#### What the task requires:
Transcribe the lines below verbatim, skipping the images.

** Begin **

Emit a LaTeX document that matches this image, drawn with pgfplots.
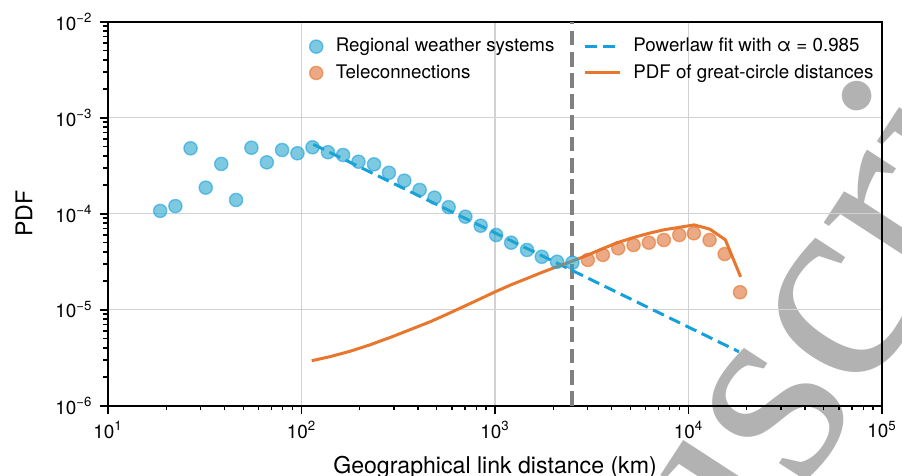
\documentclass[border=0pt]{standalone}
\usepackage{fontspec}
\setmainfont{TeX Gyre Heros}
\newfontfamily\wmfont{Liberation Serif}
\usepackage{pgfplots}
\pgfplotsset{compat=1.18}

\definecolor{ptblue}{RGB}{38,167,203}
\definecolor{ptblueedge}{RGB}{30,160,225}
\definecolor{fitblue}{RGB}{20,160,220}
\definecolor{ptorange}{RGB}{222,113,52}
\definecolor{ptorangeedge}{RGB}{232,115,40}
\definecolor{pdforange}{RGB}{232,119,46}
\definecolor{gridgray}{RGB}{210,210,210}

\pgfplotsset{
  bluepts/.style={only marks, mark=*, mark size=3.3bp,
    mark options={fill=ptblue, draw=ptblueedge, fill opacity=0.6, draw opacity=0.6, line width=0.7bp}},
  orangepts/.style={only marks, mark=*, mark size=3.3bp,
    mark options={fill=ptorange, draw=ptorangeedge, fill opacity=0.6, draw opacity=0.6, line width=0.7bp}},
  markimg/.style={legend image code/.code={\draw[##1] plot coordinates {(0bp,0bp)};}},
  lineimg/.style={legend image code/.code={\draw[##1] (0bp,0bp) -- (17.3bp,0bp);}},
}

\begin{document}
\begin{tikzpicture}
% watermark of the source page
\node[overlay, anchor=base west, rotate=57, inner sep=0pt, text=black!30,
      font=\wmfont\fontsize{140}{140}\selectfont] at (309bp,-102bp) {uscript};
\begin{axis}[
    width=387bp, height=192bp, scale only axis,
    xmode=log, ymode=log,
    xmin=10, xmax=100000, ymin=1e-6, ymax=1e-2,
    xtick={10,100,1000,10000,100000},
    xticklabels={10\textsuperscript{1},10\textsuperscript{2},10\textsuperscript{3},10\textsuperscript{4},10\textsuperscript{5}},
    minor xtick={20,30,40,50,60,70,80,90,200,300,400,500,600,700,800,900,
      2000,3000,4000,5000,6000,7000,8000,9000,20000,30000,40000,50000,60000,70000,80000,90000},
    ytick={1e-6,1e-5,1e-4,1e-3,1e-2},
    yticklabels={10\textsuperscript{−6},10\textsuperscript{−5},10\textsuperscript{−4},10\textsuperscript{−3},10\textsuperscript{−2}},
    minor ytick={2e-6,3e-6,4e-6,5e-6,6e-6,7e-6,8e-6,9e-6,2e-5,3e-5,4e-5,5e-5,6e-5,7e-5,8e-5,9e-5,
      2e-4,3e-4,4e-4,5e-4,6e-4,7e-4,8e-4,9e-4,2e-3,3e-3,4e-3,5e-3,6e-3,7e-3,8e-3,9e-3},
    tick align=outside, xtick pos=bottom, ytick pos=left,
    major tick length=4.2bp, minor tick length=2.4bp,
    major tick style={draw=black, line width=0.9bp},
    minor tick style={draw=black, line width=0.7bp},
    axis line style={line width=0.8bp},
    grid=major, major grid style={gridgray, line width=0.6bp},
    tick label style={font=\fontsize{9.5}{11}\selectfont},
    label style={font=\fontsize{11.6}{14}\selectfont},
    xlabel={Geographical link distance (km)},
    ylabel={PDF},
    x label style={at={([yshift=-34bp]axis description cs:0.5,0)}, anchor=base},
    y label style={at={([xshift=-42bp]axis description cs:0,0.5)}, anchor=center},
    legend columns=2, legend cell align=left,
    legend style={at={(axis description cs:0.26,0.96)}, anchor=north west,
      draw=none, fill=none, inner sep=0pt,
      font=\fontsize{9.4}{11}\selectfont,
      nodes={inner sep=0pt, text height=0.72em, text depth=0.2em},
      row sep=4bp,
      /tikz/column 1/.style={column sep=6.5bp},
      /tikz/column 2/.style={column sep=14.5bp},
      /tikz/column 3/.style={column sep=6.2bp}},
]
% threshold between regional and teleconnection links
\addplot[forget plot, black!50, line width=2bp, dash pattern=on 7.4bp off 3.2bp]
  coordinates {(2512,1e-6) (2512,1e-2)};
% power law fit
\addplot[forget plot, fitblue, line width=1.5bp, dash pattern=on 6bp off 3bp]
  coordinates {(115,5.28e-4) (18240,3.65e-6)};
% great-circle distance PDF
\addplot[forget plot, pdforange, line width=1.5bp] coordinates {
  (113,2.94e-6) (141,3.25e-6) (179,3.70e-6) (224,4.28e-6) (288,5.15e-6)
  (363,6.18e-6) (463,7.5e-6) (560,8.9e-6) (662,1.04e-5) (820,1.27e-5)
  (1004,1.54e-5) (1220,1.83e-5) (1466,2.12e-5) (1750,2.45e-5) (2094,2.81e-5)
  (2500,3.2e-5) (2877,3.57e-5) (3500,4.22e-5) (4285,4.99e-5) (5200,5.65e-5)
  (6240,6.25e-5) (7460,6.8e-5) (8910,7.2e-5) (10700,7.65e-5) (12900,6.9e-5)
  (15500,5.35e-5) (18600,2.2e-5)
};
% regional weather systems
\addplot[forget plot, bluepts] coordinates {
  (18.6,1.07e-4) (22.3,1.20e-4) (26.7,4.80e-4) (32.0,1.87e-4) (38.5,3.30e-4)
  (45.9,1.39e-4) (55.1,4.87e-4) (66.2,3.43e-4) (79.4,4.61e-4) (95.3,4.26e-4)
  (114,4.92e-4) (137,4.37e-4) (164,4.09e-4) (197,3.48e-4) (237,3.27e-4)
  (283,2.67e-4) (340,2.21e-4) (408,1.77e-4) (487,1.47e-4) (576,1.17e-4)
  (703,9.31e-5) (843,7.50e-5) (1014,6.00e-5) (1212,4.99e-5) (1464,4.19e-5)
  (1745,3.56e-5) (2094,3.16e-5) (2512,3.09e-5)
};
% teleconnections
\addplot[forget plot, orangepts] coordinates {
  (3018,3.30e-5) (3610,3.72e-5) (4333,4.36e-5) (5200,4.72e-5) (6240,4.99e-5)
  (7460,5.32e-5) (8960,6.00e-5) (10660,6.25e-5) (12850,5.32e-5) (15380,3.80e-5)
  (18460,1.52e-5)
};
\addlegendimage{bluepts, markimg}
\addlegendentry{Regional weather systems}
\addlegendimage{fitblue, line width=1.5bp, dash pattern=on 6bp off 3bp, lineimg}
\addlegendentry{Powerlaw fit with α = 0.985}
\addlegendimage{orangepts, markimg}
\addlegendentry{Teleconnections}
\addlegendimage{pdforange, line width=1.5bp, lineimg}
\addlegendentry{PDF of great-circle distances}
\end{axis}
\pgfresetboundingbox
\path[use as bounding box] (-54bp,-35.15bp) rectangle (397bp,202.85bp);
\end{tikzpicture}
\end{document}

** End **

#### Solved problem:
Emit a LaTeX document that matches this image, drawn with pgfplots.
\documentclass[border=0pt]{standalone}
\usepackage{fontspec}
\setmainfont{TeX Gyre Heros}
\newfontfamily\wmfont{Liberation Serif}
\usepackage{pgfplots}
\pgfplotsset{compat=1.18}

\definecolor{ptblue}{RGB}{38,167,203}
\definecolor{ptblueedge}{RGB}{30,160,225}
\definecolor{fitblue}{RGB}{20,160,220}
\definecolor{ptorange}{RGB}{222,113,52}
\definecolor{ptorangeedge}{RGB}{232,115,40}
\definecolor{pdforange}{RGB}{232,119,46}
\definecolor{gridgray}{RGB}{210,210,210}

\pgfplotsset{
  bluepts/.style={only marks, mark=*, mark size=3.3bp,
    mark options={fill=ptblue, draw=ptblueedge, fill opacity=0.6, draw opacity=0.6, line width=0.7bp}},
  orangepts/.style={only marks, mark=*, mark size=3.3bp,
    mark options={fill=ptorange, draw=ptorangeedge, fill opacity=0.6, draw opacity=0.6, line width=0.7bp}},
  markimg/.style={legend image code/.code={\draw[##1] plot coordinates {(0bp,0bp)};}},
  lineimg/.style={legend image code/.code={\draw[##1] (0bp,0bp) -- (17.3bp,0bp);}},
}

\begin{document}
\begin{tikzpicture}
% watermark of the source page
\node[overlay, anchor=base west, rotate=57, inner sep=0pt, text=black!30,
      font=\wmfont\fontsize{140}{140}\selectfont] at (309bp,-102bp) {uscript};
\begin{axis}[
    width=387bp, height=192bp, scale only axis,
    xmode=log, ymode=log,
    xmin=10, xmax=100000, ymin=1e-6, ymax=1e-2,
    xtick={10,100,1000,10000,100000},
    xticklabels={10\textsuperscript{1},10\textsuperscript{2},10\textsuperscript{3},10\textsuperscript{4},10\textsuperscript{5}},
    minor xtick={20,30,40,50,60,70,80,90,200,300,400,500,600,700,800,900,
      2000,3000,4000,5000,6000,7000,8000,9000,20000,30000,40000,50000,60000,70000,80000,90000},
    ytick={1e-6,1e-5,1e-4,1e-3,1e-2},
    yticklabels={10\textsuperscript{−6},10\textsuperscript{−5},10\textsuperscript{−4},10\textsuperscript{−3},10\textsuperscript{−2}},
    minor ytick={2e-6,3e-6,4e-6,5e-6,6e-6,7e-6,8e-6,9e-6,2e-5,3e-5,4e-5,5e-5,6e-5,7e-5,8e-5,9e-5,
      2e-4,3e-4,4e-4,5e-4,6e-4,7e-4,8e-4,9e-4,2e-3,3e-3,4e-3,5e-3,6e-3,7e-3,8e-3,9e-3},
    tick align=outside, xtick pos=bottom, ytick pos=left,
    major tick length=4.2bp, minor tick length=2.4bp,
    major tick style={draw=black, line width=0.9bp},
    minor tick style={draw=black, line width=0.7bp},
    axis line style={line width=0.8bp},
    grid=major, major grid style={gridgray, line width=0.6bp},
    tick label style={font=\fontsize{9.5}{11}\selectfont},
    label style={font=\fontsize{11.6}{14}\selectfont},
    xlabel={Geographical link distance (km)},
    ylabel={PDF},
    x label style={at={([yshift=-34bp]axis description cs:0.5,0)}, anchor=base},
    y label style={at={([xshift=-42bp]axis description cs:0,0.5)}, anchor=center},
    legend columns=2, legend cell align=left,
    legend style={at={(axis description cs:0.26,0.96)}, anchor=north west,
      draw=none, fill=none, inner sep=0pt,
      font=\fontsize{9.4}{11}\selectfont,
      nodes={inner sep=0pt, text height=0.72em, text depth=0.2em},
      row sep=4bp,
      /tikz/column 1/.style={column sep=6.5bp},
      /tikz/column 2/.style={column sep=14.5bp},
      /tikz/column 3/.style={column sep=6.2bp}},
]
% threshold between regional and teleconnection links
\addplot[forget plot, black!50, line width=2bp, dash pattern=on 7.4bp off 3.2bp]
  coordinates {(2512,1e-6) (2512,1e-2)};
% power law fit
\addplot[forget plot, fitblue, line width=1.5bp, dash pattern=on 6bp off 3bp]
  coordinates {(115,5.28e-4) (18240,3.65e-6)};
% great-circle distance PDF
\addplot[forget plot, pdforange, line width=1.5bp] coordinates {
  (113,2.94e-6) (141,3.25e-6) (179,3.70e-6) (224,4.28e-6) (288,5.15e-6)
  (363,6.18e-6) (463,7.5e-6) (560,8.9e-6) (662,1.04e-5) (820,1.27e-5)
  (1004,1.54e-5) (1220,1.83e-5) (1466,2.12e-5) (1750,2.45e-5) (2094,2.81e-5)
  (2500,3.2e-5) (2877,3.57e-5) (3500,4.22e-5) (4285,4.99e-5) (5200,5.65e-5)
  (6240,6.25e-5) (7460,6.8e-5) (8910,7.2e-5) (10700,7.65e-5) (12900,6.9e-5)
  (15500,5.35e-5) (18600,2.2e-5)
};
% regional weather systems
\addplot[forget plot, bluepts] coordinates {
  (18.6,1.07e-4) (22.3,1.20e-4) (26.7,4.80e-4) (32.0,1.87e-4) (38.5,3.30e-4)
  (45.9,1.39e-4) (55.1,4.87e-4) (66.2,3.43e-4) (79.4,4.61e-4) (95.3,4.26e-4)
  (114,4.92e-4) (137,4.37e-4) (164,4.09e-4) (197,3.48e-4) (237,3.27e-4)
  (283,2.67e-4) (340,2.21e-4) (408,1.77e-4) (487,1.47e-4) (576,1.17e-4)
  (703,9.31e-5) (843,7.50e-5) (1014,6.00e-5) (1212,4.99e-5) (1464,4.19e-5)
  (1745,3.56e-5) (2094,3.16e-5) (2512,3.09e-5)
};
% teleconnections
\addplot[forget plot, orangepts] coordinates {
  (3018,3.30e-5) (3610,3.72e-5) (4333,4.36e-5) (5200,4.72e-5) (6240,4.99e-5)
  (7460,5.32e-5) (8960,6.00e-5) (10660,6.25e-5) (12850,5.32e-5) (15380,3.80e-5)
  (18460,1.52e-5)
};
\addlegendimage{bluepts, markimg}
\addlegendentry{Regional weather systems}
\addlegendimage{fitblue, line width=1.5bp, dash pattern=on 6bp off 3bp, lineimg}
\addlegendentry{Powerlaw fit with α = 0.985}
\addlegendimage{orangepts, markimg}
\addlegendentry{Teleconnections}
\addlegendimage{pdforange, line width=1.5bp, lineimg}
\addlegendentry{PDF of great-circle distances}
\end{axis}
\pgfresetboundingbox
\path[use as bounding box] (-54bp,-35.15bp) rectangle (397bp,202.85bp);
\end{tikzpicture}
\end{document}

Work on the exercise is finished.